Plotting code records:
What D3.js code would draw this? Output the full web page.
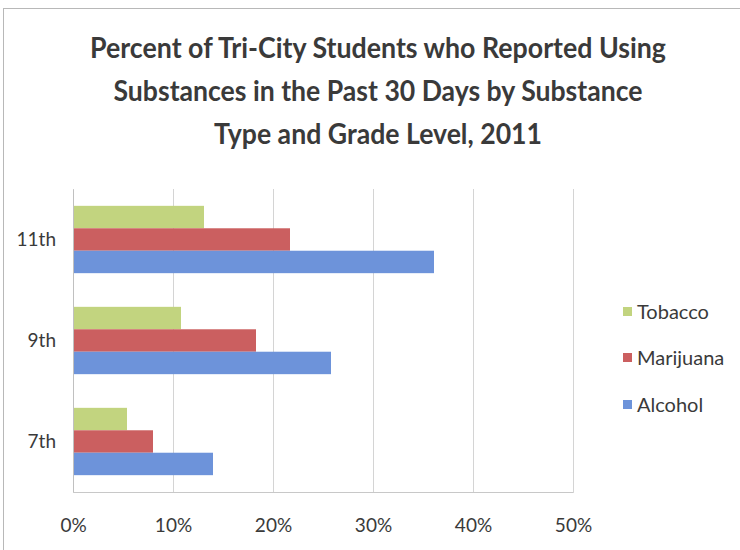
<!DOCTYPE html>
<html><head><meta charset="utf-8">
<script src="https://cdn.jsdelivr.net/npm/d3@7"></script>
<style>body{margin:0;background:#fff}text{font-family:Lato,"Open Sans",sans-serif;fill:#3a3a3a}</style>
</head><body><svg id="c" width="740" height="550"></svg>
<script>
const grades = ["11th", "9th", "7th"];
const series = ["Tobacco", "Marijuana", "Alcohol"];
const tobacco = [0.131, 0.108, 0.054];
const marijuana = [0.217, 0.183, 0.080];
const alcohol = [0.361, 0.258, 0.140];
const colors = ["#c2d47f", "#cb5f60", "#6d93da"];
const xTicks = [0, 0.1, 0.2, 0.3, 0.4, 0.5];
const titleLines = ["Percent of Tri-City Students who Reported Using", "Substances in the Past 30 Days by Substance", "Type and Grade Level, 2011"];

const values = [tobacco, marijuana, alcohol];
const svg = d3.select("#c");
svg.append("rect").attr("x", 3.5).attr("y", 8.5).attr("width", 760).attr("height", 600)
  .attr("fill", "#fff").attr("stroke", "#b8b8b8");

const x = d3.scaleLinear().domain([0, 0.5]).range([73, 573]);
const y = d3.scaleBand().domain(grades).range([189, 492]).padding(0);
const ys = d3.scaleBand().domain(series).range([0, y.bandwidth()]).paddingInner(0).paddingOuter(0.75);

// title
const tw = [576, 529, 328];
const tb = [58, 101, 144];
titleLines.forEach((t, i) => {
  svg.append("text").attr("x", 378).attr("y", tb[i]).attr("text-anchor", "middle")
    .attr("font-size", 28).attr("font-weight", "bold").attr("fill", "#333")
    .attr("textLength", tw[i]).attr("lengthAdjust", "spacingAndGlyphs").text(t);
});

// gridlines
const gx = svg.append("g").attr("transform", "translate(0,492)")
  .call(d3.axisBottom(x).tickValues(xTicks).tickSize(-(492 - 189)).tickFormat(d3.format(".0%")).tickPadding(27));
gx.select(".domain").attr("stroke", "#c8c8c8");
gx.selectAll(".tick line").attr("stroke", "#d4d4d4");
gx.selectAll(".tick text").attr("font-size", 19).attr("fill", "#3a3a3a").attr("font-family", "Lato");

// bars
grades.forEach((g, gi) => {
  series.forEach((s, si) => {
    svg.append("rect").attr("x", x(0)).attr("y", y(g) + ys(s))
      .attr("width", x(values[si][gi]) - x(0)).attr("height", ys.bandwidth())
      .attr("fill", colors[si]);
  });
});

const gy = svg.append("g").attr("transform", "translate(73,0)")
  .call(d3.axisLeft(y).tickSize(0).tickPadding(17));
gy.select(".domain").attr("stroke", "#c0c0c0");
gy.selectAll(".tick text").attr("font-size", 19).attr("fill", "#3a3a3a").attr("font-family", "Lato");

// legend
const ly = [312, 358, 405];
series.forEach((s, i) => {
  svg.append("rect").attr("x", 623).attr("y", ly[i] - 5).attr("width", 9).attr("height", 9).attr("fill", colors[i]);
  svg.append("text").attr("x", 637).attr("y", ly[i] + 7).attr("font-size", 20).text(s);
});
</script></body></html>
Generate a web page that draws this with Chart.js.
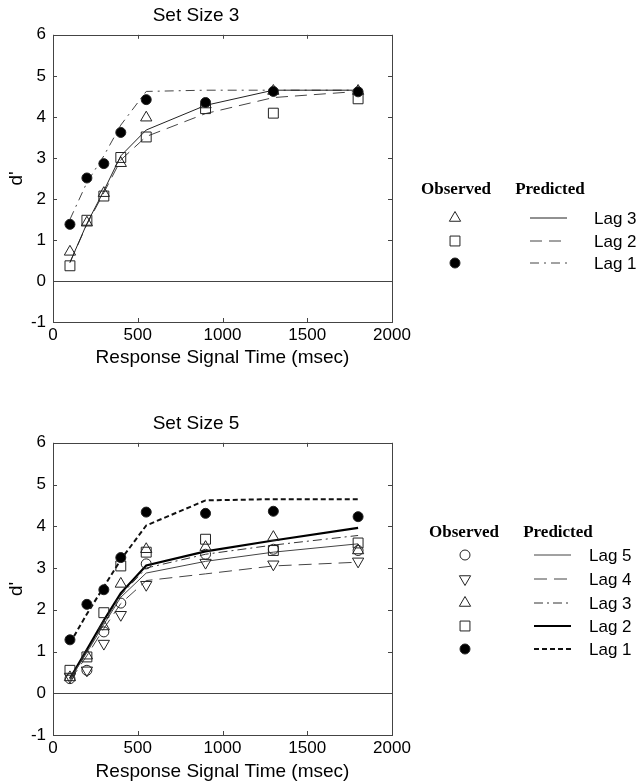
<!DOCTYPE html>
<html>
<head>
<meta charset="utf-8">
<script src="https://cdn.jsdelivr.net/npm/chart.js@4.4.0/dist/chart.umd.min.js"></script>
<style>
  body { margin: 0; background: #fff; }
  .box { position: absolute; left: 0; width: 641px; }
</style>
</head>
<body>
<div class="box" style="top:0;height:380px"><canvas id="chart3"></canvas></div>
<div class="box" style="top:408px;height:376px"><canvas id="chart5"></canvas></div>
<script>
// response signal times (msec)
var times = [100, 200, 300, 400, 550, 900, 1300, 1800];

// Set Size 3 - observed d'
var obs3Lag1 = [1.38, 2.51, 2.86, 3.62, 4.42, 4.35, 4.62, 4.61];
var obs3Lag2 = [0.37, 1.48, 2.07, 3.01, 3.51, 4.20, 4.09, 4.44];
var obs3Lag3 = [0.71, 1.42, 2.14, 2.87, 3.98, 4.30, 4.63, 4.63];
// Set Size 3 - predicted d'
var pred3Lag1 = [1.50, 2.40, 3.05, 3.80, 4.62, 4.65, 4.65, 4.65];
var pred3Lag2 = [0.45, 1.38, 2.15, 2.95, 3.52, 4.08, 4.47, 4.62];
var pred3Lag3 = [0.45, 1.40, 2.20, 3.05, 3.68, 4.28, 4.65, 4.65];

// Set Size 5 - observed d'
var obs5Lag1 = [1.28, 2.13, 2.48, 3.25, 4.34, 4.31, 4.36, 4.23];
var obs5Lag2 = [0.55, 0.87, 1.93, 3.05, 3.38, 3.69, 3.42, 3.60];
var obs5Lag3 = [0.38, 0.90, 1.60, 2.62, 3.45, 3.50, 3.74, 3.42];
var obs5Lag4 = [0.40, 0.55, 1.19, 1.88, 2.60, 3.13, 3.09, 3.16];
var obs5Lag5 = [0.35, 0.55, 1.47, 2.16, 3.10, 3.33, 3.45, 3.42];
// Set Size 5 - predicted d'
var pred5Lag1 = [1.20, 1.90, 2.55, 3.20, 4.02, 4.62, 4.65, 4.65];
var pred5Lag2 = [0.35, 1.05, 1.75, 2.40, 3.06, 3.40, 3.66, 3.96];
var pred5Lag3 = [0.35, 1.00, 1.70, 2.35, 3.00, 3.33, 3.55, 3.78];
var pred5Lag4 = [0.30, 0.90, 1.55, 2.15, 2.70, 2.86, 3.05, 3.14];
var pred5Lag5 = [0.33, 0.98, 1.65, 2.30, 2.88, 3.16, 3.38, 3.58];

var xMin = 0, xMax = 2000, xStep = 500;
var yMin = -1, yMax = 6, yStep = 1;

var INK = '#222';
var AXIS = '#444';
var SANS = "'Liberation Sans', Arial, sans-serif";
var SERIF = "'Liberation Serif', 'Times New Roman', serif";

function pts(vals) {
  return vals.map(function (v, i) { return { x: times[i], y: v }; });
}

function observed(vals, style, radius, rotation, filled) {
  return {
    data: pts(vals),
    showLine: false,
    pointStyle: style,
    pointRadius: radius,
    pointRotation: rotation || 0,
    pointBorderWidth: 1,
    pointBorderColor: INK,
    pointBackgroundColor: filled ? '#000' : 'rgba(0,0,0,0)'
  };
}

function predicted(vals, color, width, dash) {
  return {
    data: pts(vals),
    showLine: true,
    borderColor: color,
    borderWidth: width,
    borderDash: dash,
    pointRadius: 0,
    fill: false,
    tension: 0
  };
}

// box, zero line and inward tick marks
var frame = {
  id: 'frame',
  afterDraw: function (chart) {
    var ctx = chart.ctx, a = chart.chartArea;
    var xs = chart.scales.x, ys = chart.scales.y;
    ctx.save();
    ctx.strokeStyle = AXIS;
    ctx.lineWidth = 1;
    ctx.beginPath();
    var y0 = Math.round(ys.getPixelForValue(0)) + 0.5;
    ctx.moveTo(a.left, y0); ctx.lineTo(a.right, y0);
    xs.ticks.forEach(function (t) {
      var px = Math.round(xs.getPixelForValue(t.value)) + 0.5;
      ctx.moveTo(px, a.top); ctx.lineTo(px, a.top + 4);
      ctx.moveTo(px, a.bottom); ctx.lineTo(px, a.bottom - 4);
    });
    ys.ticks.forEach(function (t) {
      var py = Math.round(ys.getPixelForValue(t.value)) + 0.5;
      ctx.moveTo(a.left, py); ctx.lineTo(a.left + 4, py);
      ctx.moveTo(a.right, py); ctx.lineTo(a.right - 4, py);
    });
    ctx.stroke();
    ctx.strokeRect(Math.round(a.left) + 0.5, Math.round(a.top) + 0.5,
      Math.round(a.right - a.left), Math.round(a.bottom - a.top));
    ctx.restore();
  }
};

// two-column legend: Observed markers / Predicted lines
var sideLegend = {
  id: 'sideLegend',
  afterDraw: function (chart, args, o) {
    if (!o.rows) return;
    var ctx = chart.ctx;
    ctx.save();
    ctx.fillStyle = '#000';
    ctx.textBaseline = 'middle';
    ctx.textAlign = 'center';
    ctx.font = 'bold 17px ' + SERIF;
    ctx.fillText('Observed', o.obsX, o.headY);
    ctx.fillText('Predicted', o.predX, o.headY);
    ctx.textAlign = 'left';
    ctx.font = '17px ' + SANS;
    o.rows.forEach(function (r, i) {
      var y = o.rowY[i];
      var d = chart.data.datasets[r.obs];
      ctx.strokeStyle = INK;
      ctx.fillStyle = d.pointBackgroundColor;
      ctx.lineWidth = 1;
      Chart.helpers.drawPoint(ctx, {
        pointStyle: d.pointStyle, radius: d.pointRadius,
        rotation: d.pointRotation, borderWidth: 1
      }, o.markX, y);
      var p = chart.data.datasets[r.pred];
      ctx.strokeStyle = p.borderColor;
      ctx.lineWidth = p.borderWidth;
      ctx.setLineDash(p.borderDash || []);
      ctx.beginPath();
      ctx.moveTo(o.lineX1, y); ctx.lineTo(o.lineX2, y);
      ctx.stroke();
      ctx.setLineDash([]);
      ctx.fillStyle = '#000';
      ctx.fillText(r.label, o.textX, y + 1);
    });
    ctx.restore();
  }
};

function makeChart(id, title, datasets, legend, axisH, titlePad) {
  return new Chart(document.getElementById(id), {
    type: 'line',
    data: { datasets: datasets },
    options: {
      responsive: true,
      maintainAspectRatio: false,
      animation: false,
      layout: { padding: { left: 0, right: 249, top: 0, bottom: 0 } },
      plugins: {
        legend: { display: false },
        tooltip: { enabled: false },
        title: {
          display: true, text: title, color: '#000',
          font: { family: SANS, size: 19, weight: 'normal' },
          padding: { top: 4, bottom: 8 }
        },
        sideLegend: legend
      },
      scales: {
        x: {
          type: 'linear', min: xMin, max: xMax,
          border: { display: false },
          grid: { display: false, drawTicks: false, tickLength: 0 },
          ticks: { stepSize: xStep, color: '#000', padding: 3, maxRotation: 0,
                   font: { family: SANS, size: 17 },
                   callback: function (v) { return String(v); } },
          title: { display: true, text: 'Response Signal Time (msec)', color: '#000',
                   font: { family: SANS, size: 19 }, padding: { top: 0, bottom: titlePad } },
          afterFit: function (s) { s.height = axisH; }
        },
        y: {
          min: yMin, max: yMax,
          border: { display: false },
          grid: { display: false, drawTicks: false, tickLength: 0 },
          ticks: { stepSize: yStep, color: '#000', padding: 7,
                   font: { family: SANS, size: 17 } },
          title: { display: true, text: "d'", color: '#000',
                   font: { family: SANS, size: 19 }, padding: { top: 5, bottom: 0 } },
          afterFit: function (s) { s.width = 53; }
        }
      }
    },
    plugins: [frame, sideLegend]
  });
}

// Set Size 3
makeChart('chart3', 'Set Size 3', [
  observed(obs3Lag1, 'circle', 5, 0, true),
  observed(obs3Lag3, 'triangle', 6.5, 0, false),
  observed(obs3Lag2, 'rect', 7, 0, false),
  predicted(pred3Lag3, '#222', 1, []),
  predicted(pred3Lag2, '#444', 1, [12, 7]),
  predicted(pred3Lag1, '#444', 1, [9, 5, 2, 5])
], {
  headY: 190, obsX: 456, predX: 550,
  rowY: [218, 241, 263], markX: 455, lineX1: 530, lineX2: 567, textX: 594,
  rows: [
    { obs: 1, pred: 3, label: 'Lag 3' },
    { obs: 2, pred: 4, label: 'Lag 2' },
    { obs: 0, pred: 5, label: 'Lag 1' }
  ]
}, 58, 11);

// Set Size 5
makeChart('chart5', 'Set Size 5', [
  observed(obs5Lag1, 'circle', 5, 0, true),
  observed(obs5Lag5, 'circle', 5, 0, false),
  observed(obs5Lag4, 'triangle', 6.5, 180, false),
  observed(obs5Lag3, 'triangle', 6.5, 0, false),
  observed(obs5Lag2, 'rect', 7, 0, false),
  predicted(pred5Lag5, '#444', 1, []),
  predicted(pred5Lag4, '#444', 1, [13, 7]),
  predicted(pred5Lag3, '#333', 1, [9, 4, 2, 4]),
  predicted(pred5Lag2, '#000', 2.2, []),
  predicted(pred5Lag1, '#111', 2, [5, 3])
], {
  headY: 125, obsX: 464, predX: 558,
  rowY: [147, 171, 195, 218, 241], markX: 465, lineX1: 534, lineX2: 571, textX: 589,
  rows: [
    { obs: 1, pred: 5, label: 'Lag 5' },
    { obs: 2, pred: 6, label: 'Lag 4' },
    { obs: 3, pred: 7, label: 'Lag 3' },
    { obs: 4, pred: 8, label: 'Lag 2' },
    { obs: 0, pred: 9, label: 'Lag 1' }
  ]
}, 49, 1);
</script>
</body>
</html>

Instructions to follow:
Scan the records above for the string "this", then select every line that holds it.

Full response:
What D3.js code would draw this? Output the full web page.
Generate a web page that draws this with Chart.js.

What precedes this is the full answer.